### DIRECTIONS
Reproduce, word for word, only the lines from the one containing "Recreate this image" through the one containing "(rbend) -- (kr.33) ;", both included.
++++++
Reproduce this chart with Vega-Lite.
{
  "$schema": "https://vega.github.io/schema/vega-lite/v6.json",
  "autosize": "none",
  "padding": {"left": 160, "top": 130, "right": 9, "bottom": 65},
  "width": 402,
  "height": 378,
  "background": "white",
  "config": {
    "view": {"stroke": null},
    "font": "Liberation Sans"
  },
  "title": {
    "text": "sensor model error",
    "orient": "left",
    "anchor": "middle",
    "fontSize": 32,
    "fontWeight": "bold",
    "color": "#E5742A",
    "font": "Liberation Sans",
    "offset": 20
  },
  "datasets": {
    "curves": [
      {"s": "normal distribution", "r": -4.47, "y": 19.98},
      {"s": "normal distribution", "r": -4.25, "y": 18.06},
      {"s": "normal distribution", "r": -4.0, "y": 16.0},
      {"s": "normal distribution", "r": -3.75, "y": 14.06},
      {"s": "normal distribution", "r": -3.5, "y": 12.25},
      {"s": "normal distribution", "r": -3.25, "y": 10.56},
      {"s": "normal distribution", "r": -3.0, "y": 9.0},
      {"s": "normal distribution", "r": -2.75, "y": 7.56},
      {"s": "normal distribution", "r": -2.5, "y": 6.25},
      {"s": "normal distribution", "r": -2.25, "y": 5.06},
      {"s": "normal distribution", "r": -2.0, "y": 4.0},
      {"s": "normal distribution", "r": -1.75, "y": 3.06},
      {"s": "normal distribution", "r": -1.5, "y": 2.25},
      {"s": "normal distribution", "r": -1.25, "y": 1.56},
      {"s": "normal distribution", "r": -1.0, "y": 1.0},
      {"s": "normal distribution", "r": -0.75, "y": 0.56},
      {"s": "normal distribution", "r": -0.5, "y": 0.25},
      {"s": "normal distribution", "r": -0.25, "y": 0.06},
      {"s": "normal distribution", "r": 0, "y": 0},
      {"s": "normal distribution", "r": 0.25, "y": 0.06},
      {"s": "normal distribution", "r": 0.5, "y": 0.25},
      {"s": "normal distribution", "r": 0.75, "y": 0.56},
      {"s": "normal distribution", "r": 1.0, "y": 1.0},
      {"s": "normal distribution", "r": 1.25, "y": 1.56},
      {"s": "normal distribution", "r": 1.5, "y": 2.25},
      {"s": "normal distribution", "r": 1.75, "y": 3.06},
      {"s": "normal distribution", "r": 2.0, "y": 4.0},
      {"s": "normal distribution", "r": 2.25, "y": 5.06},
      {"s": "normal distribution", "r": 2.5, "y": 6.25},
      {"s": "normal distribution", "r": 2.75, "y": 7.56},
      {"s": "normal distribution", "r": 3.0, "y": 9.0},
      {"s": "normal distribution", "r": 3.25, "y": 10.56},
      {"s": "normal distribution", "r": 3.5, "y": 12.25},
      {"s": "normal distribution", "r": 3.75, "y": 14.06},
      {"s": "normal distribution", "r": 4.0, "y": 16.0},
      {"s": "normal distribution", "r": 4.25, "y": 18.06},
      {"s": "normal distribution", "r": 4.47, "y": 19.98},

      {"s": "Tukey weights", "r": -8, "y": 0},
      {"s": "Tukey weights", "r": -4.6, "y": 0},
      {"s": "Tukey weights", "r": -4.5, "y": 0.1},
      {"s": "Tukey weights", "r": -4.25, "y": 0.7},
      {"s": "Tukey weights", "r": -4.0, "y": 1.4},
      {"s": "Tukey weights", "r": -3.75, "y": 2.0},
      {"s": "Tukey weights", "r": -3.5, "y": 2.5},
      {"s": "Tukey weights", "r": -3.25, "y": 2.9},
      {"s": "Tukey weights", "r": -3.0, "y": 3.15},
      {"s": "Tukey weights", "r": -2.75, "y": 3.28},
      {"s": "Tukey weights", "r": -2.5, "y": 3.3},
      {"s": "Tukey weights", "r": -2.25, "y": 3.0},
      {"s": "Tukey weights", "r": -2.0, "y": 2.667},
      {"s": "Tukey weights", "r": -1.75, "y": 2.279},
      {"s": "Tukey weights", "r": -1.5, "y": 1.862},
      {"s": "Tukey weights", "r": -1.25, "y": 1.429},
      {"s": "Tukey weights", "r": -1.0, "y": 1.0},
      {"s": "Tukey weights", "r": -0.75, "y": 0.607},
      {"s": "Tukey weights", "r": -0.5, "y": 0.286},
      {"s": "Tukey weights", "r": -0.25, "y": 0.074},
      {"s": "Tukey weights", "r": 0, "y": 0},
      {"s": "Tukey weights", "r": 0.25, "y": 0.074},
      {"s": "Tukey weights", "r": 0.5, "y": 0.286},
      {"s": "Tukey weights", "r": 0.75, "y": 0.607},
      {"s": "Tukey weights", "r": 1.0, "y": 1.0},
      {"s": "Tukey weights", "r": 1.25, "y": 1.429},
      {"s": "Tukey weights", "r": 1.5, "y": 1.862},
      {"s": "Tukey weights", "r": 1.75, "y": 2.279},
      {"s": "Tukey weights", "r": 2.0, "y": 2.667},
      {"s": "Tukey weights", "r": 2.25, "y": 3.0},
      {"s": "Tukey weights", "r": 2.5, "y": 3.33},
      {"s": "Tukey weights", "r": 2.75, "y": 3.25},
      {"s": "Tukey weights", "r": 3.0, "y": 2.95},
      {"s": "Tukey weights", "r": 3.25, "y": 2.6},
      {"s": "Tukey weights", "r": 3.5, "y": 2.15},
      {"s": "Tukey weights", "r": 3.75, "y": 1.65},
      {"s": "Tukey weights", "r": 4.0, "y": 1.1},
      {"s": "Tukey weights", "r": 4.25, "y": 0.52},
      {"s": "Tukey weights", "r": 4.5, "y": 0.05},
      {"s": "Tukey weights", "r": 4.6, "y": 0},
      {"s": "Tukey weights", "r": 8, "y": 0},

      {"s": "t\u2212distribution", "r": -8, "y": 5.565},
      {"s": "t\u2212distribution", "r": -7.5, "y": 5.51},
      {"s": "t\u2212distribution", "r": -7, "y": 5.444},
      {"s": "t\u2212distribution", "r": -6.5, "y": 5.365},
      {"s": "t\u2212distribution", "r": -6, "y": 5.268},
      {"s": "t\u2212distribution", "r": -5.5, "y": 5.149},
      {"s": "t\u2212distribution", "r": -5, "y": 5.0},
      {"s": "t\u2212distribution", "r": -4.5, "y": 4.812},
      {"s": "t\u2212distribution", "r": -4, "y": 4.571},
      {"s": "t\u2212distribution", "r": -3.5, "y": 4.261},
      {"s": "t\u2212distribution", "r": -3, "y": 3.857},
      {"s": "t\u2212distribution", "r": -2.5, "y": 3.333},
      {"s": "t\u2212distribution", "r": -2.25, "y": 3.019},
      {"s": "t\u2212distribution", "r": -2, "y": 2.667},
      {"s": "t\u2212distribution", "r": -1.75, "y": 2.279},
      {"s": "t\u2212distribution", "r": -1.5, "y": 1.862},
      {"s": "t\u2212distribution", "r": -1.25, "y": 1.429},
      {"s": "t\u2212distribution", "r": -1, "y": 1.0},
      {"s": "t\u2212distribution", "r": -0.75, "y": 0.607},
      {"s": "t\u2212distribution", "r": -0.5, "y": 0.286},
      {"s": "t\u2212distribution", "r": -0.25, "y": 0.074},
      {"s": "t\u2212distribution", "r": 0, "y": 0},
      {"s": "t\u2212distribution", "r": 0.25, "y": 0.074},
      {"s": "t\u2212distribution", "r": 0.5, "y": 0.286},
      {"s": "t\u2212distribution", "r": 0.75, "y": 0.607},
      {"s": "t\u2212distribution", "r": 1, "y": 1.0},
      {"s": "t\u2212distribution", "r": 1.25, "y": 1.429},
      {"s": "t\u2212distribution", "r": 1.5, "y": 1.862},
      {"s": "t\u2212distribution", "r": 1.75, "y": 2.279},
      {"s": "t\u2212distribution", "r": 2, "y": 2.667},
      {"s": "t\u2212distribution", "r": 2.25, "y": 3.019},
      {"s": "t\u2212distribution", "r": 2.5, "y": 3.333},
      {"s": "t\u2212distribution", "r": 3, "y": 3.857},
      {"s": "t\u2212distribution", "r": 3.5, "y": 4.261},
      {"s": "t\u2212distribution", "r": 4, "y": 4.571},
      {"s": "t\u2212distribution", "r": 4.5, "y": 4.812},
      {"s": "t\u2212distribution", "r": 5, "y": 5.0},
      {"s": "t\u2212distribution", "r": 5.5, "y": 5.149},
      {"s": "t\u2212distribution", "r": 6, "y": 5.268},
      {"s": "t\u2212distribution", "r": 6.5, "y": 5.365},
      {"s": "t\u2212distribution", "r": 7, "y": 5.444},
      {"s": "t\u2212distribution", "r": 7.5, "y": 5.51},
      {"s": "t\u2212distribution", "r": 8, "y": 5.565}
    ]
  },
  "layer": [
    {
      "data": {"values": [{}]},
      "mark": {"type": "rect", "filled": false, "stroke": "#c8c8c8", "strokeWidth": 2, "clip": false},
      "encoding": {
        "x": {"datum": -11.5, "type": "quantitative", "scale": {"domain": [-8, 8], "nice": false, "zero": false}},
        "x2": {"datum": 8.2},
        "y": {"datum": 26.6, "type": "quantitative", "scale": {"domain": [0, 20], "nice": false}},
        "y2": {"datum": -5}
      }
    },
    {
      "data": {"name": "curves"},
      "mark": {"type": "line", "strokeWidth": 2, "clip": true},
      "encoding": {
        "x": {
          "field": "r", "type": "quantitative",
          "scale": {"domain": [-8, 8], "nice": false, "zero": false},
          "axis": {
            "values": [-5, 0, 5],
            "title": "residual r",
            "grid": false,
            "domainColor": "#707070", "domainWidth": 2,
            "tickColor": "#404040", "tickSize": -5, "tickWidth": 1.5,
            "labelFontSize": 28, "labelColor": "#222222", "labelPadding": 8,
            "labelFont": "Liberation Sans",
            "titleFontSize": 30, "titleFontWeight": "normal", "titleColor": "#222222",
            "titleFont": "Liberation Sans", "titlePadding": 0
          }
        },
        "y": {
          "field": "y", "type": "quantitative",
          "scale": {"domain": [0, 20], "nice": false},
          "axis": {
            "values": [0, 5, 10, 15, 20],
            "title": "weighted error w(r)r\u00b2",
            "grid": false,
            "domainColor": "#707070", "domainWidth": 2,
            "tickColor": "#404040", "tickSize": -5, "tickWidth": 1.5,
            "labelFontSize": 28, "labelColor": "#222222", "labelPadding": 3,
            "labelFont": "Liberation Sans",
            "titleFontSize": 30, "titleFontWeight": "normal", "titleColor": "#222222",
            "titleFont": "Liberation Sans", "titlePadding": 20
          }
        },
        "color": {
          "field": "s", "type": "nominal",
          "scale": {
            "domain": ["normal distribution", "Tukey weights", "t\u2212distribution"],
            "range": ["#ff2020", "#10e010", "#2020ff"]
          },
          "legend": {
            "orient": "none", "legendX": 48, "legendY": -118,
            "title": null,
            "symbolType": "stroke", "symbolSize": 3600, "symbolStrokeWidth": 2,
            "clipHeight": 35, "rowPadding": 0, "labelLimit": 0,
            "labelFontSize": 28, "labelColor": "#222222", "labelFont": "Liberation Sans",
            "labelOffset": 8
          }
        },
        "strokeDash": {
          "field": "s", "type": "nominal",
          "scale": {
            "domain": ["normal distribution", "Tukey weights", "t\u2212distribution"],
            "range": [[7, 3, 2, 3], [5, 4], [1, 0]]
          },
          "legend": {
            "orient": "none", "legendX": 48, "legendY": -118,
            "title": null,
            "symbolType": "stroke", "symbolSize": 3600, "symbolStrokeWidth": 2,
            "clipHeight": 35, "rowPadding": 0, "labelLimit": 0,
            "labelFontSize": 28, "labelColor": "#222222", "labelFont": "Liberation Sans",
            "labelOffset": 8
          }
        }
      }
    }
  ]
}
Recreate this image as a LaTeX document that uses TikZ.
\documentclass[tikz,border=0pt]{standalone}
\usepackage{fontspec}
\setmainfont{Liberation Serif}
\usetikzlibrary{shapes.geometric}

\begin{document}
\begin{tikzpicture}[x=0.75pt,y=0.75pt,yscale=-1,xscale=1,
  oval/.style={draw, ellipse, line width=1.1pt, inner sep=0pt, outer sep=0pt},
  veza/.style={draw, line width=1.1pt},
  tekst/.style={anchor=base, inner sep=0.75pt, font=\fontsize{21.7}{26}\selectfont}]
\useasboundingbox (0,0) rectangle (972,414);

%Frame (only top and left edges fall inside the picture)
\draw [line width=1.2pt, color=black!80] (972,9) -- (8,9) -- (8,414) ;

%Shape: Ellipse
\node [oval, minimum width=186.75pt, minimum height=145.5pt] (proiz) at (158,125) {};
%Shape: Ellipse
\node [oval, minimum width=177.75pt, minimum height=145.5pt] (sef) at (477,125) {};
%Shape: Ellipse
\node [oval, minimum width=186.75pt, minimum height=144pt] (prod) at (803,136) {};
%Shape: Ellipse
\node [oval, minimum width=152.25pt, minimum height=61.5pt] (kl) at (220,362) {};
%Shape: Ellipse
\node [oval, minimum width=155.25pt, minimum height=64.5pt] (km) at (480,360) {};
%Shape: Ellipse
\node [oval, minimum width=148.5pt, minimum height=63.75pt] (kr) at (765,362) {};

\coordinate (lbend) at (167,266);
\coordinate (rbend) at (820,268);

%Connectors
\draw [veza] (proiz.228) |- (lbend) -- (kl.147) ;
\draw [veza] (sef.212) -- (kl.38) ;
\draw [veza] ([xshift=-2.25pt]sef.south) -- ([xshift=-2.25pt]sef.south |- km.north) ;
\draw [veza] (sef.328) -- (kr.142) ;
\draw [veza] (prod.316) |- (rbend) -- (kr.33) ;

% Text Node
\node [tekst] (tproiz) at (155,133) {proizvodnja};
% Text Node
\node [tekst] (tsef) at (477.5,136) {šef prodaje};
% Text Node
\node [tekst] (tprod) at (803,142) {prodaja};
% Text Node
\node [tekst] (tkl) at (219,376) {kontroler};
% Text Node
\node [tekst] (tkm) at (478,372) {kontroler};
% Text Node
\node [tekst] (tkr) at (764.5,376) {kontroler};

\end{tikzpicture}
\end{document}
++++++
### ANSWER TO THIS PROBLEM
Recreate this image as a LaTeX document that uses TikZ.
\documentclass[tikz,border=0pt]{standalone}
\usepackage{fontspec}
\setmainfont{Liberation Serif}
\usetikzlibrary{shapes.geometric}

\begin{document}
\begin{tikzpicture}[x=0.75pt,y=0.75pt,yscale=-1,xscale=1,
  oval/.style={draw, ellipse, line width=1.1pt, inner sep=0pt, outer sep=0pt},
  veza/.style={draw, line width=1.1pt},
  tekst/.style={anchor=base, inner sep=0.75pt, font=\fontsize{21.7}{26}\selectfont}]
\useasboundingbox (0,0) rectangle (972,414);

%Frame (only top and left edges fall inside the picture)
\draw [line width=1.2pt, color=black!80] (972,9) -- (8,9) -- (8,414) ;

%Shape: Ellipse
\node [oval, minimum width=186.75pt, minimum height=145.5pt] (proiz) at (158,125) {};
%Shape: Ellipse
\node [oval, minimum width=177.75pt, minimum height=145.5pt] (sef) at (477,125) {};
%Shape: Ellipse
\node [oval, minimum width=186.75pt, minimum height=144pt] (prod) at (803,136) {};
%Shape: Ellipse
\node [oval, minimum width=152.25pt, minimum height=61.5pt] (kl) at (220,362) {};
%Shape: Ellipse
\node [oval, minimum width=155.25pt, minimum height=64.5pt] (km) at (480,360) {};
%Shape: Ellipse
\node [oval, minimum width=148.5pt, minimum height=63.75pt] (kr) at (765,362) {};

\coordinate (lbend) at (167,266);
\coordinate (rbend) at (820,268);

%Connectors
\draw [veza] (proiz.228) |- (lbend) -- (kl.147) ;
\draw [veza] (sef.212) -- (kl.38) ;
\draw [veza] ([xshift=-2.25pt]sef.south) -- ([xshift=-2.25pt]sef.south |- km.north) ;
\draw [veza] (sef.328) -- (kr.142) ;
\draw [veza] (prod.316) |- (rbend) -- (kr.33) ;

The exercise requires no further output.